→ **Requirements**:
Copy out each line that has "chart" in it.

→ **Recorded information**:

*-*-*

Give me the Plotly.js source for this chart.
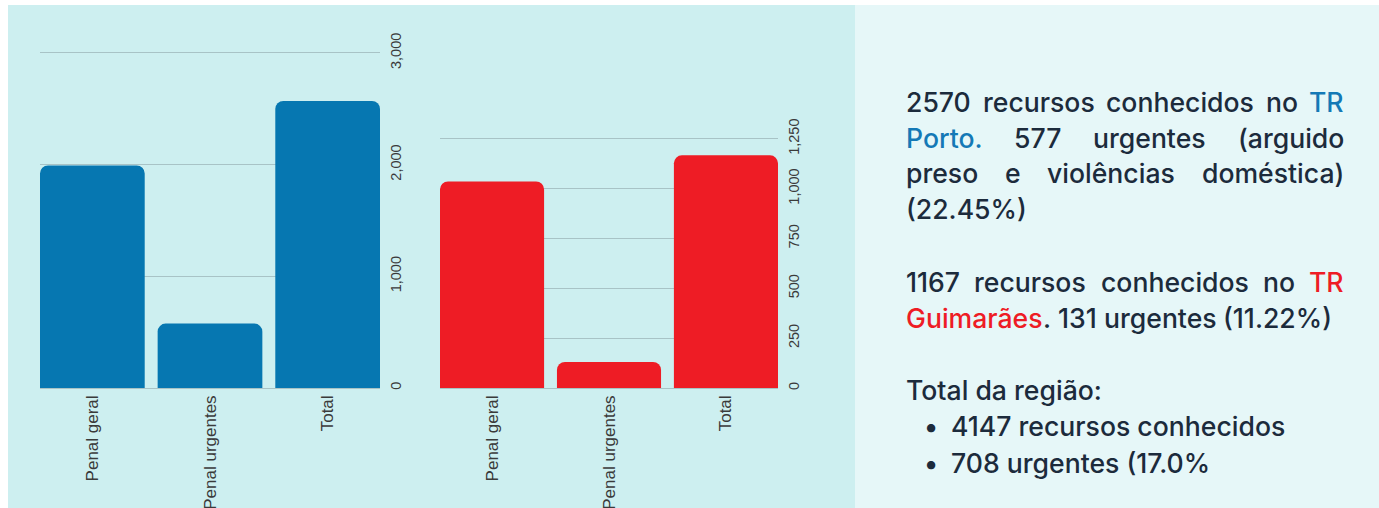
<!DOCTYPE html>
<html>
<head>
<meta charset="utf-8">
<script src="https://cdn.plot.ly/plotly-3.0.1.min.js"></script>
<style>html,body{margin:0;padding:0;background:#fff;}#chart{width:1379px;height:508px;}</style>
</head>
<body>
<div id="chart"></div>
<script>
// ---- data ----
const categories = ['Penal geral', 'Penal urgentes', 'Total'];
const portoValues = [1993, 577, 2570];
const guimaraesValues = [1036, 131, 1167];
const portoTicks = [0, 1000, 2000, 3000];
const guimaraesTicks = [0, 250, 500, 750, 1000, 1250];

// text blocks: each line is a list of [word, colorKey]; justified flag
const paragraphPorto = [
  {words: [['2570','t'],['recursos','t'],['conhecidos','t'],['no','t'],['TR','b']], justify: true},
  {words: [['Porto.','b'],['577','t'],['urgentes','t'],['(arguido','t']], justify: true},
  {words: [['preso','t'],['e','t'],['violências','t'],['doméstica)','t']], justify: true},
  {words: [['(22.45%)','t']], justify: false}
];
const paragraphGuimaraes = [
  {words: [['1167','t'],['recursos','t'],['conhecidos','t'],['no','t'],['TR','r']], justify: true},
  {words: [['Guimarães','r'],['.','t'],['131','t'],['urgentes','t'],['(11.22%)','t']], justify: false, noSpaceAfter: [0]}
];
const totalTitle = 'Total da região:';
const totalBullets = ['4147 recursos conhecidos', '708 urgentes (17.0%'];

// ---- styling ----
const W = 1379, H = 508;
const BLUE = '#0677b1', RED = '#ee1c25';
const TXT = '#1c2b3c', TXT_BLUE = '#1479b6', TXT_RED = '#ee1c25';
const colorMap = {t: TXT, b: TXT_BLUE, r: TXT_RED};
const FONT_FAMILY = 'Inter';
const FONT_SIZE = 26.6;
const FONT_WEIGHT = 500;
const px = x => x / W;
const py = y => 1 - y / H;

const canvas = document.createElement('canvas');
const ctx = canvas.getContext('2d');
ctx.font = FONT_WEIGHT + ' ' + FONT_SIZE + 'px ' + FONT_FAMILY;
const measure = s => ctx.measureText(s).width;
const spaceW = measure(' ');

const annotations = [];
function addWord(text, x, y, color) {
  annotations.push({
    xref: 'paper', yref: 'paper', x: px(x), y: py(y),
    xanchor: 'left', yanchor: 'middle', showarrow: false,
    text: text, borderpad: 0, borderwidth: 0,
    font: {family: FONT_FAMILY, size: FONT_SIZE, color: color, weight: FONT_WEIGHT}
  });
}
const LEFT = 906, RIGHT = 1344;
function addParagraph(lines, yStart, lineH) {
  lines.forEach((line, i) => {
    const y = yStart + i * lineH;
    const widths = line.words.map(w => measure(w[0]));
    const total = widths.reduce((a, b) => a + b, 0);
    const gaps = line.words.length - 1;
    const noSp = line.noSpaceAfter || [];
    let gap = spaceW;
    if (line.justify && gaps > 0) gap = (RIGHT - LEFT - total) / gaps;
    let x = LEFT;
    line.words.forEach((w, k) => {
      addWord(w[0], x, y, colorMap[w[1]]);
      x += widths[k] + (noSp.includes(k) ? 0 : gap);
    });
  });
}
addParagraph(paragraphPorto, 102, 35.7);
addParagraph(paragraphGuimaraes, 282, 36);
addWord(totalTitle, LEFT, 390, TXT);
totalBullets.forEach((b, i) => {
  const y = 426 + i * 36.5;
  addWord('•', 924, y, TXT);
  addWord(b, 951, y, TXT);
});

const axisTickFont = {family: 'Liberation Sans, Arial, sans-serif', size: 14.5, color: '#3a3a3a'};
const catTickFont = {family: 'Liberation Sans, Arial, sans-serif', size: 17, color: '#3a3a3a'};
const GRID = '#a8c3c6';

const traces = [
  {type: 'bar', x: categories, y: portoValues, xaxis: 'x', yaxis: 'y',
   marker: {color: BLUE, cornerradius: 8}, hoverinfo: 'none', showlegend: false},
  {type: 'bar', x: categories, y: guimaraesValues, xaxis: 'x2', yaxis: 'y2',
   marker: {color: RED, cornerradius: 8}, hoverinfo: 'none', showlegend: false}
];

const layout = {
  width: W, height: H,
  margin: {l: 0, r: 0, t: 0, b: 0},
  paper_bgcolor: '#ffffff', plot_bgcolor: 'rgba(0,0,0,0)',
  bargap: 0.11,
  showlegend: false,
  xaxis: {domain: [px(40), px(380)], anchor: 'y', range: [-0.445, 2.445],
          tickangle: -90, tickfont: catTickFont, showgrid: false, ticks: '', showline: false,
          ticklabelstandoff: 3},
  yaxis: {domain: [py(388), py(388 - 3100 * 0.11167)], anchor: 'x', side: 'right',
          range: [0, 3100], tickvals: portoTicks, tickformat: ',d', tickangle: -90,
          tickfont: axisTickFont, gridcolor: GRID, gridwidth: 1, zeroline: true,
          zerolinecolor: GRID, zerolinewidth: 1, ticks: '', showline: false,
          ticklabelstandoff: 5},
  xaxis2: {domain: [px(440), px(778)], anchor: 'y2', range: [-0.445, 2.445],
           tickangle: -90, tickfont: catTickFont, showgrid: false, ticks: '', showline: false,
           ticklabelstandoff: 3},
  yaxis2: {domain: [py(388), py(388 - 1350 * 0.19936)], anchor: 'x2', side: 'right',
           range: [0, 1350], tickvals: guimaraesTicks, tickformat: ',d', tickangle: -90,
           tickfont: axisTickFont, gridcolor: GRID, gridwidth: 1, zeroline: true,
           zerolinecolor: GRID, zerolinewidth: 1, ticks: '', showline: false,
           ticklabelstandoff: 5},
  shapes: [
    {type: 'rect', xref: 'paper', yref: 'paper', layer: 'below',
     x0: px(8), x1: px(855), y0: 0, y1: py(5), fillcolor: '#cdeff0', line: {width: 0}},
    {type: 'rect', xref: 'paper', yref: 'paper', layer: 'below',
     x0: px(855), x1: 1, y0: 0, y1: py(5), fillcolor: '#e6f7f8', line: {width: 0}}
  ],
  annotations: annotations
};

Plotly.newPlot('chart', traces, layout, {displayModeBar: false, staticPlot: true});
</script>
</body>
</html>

*-*-*

→ **The response**:
Give me the Plotly.js source for this chart.
<style>html,body{margin:0;padding:0;background:#fff;}#chart{width:1379px;height:508px;}</style>
<div id="chart"></div>
Plotly.newPlot('chart', traces, layout, {displayModeBar: false, staticPlot: true});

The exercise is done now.